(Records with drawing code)

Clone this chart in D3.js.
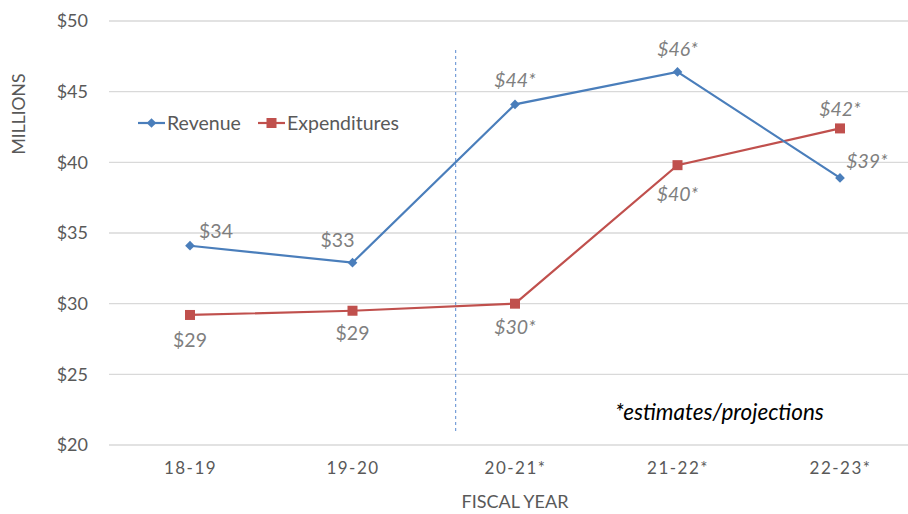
<!DOCTYPE html>
<html>
<head>
<meta charset="utf-8">
<script src="https://cdn.jsdelivr.net/npm/d3@7"></script>
<style>
  body { margin: 0; background: #fff; }
  text { font-family: Lato, "Open Sans", sans-serif; }
</style>
</head>
<body>
<svg id="chart" width="908" height="514"></svg>
<script>
// data
let years = ["18-19", "19-20", "20-21*", "21-22*", "22-23*"]
let revenue = [34.1, 32.9, 44.1, 46.4, 38.9]
let expenditures = [29.2, 29.5, 30.0, 39.8, 42.4]
let revenueLabels = ["$34", "$33", "$44*", "$46*", "$39*"]
let expLabels = ["$29", "$29", "$30*", "$40*", "$42*"]
let yTicks = [20, 25, 30, 35, 40, 45, 50]

let svg = d3.select("#chart")

let x = d3.scalePoint().domain(years).range([190, 840])
let y = d3.scaleLinear().domain([20, 50]).range([445, 21])

// gridlines
svg.append("g")
    .selectAll("line")
    .data(yTicks)
    .enter().append("line")
    .attr("x1", 109).attr("x2", 908)
    .attr("y1", d => y(d)).attr("y2", d => y(d))
    .attr("stroke", "#d9d9d9").attr("stroke-width", 1.3)

// y axis labels
let yAxis = svg.append("g")
    .attr("transform", "translate(88,0)")
    .call(d3.axisLeft(y).tickValues(yTicks).tickFormat(d => "$" + d).tickSize(0).tickPadding(0))
yAxis.select(".domain").remove()
yAxis.selectAll("text")
    .attr("font-family", "Lato, 'Open Sans', sans-serif")
    .attr("font-size", 18).attr("fill", "#595959")

// x axis labels
let xAxis = svg.append("g")
    .attr("transform", "translate(0,462)")
    .call(d3.axisBottom(x).tickSize(0).tickPadding(0))
xAxis.select(".domain").remove()
xAxis.selectAll("text")
    .attr("font-family", "Lato, 'Open Sans', sans-serif")
    .attr("font-size", 17).attr("fill", "#595959")
    .attr("letter-spacing", 1.5)

// axis titles
svg.append("text")
    .attr("transform", "translate(25,114) rotate(-90)")
    .attr("text-anchor", "middle")
    .attr("font-size", 17.5).attr("fill", "#595959")
    .text("MILLIONS")

svg.append("text")
    .attr("x", 515).attr("y", 508)
    .attr("text-anchor", "middle")
    .attr("font-size", 18).attr("fill", "#595959")
    .text("FISCAL YEAR")

// dashed divider between actuals and estimates
let divX = x("19-20") + x.step() * 0.635
svg.append("line")
    .attr("x1", divX).attr("x2", divX)
    .attr("y1", 50).attr("y2", 432)
    .attr("stroke", "#5b8bd0").attr("stroke-width", 1)
    .attr("stroke-dasharray", "3,3")

let line = d3.line().x((d, i) => x(years[i])).y(d => y(d))

// expenditures
svg.append("path")
    .datum(expenditures)
    .attr("d", line)
    .attr("fill", "none").attr("stroke", "#c0504d").attr("stroke-width", 2.2)
svg.selectAll(".sq")
    .data(expenditures)
    .enter().append("rect")
    .attr("class", "sq")
    .attr("x", (d, i) => x(years[i]) - 5)
    .attr("y", d => y(d) - 5)
    .attr("width", 10).attr("height", 10)
    .attr("fill", "#c0504d")

// revenue
svg.append("path")
    .datum(revenue)
    .attr("d", line)
    .attr("fill", "none").attr("stroke", "#4a7ebb").attr("stroke-width", 2.2)
let diamond = d3.symbol().type(d3.symbolDiamond2).size(60)
svg.selectAll(".dm")
    .data(revenue)
    .enter().append("path")
    .attr("class", "dm")
    .attr("d", diamond)
    .attr("transform", (d, i) => "translate(" + x(years[i]) + "," + y(d) + ")")
    .attr("fill", "#4a7ebb")

// data labels: offsets relative to the point
let revOffsets = [[26, -8], [-15, -16], [0, -17], [0, -16], [27, -10]]
let expOffsets = [[0, 32], [0, 29], [0, 30], [0, 36], [0, -12]]

svg.selectAll(".rlab")
    .data(revenue)
    .enter().append("text")
    .attr("class", "rlab")
    .attr("x", (d, i) => x(years[i]) + revOffsets[i][0])
    .attr("y", (d, i) => y(d) + revOffsets[i][1])
    .attr("text-anchor", "middle")
    .attr("font-size", 19.5).attr("fill", "#7f7f7f")
    .attr("font-style", (d, i) => i > 1 ? "italic" : "normal")
    .text((d, i) => revenueLabels[i])

svg.selectAll(".elab")
    .data(expenditures)
    .enter().append("text")
    .attr("class", "elab")
    .attr("x", (d, i) => x(years[i]) + expOffsets[i][0])
    .attr("y", (d, i) => y(d) + expOffsets[i][1])
    .attr("text-anchor", "middle")
    .attr("font-size", 19.5).attr("fill", "#7f7f7f")
    .attr("font-style", (d, i) => i > 1 ? "italic" : "normal")
    .text((d, i) => expLabels[i])

// legend
let legend = svg.append("g").attr("transform", "translate(138,123)")
legend.append("line").attr("x1", 0).attr("x2", 27).attr("stroke", "#4a7ebb").attr("stroke-width", 2.2)
legend.append("path").attr("d", diamond).attr("transform", "translate(13.5,0)").attr("fill", "#4a7ebb")
legend.append("text").attr("x", 29).attr("y", 7).attr("font-size", 19.5).attr("fill", "#595959").text("Revenue")
legend.append("line").attr("x1", 120).attr("x2", 147).attr("stroke", "#c0504d").attr("stroke-width", 2.2)
legend.append("rect").attr("x", 128.5).attr("y", -5).attr("width", 10).attr("height", 10).attr("fill", "#c0504d")
legend.append("text").attr("x", 149).attr("y", 7).attr("font-size", 19.5).attr("fill", "#595959").text("Expenditures")

// note
svg.append("text")
    .attr("x", 615).attr("y", 420)
    .attr("font-size", 22.5).attr("font-style", "italic").attr("fill", "#000")
    .text("*estimates/projections")
</script>
</body>
</html>
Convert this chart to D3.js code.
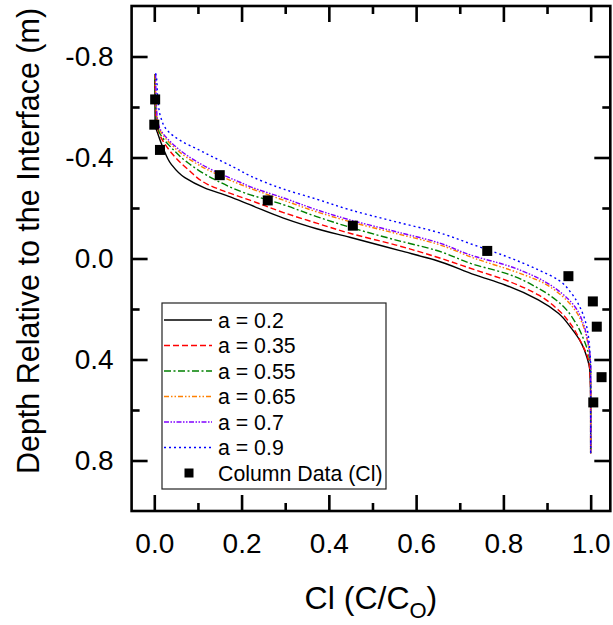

**Goal**. Leave out any pictures, please, and quote only the lines from the top of the data through the line that contains "let y = d3.scaleLinear().domain([20, 50]).range([445, 21])".

**Output of the task**.
Clone this chart in D3.js.
<!DOCTYPE html>
<html>
<head>
<meta charset="utf-8">
<script src="https://cdn.jsdelivr.net/npm/d3@7"></script>
<style>
  body { margin: 0; background: #fff; }
  text { font-family: Lato, "Open Sans", sans-serif; }
</style>
</head>
<body>
<svg id="chart" width="908" height="514"></svg>
<script>
// data
let years = ["18-19", "19-20", "20-21*", "21-22*", "22-23*"]
let revenue = [34.1, 32.9, 44.1, 46.4, 38.9]
let expenditures = [29.2, 29.5, 30.0, 39.8, 42.4]
let revenueLabels = ["$34", "$33", "$44*", "$46*", "$39*"]
let expLabels = ["$29", "$29", "$30*", "$40*", "$42*"]
let yTicks = [20, 25, 30, 35, 40, 45, 50]

let svg = d3.select("#chart")

let x = d3.scalePoint().domain(years).range([190, 840])
let y = d3.scaleLinear().domain([20, 50]).range([445, 21])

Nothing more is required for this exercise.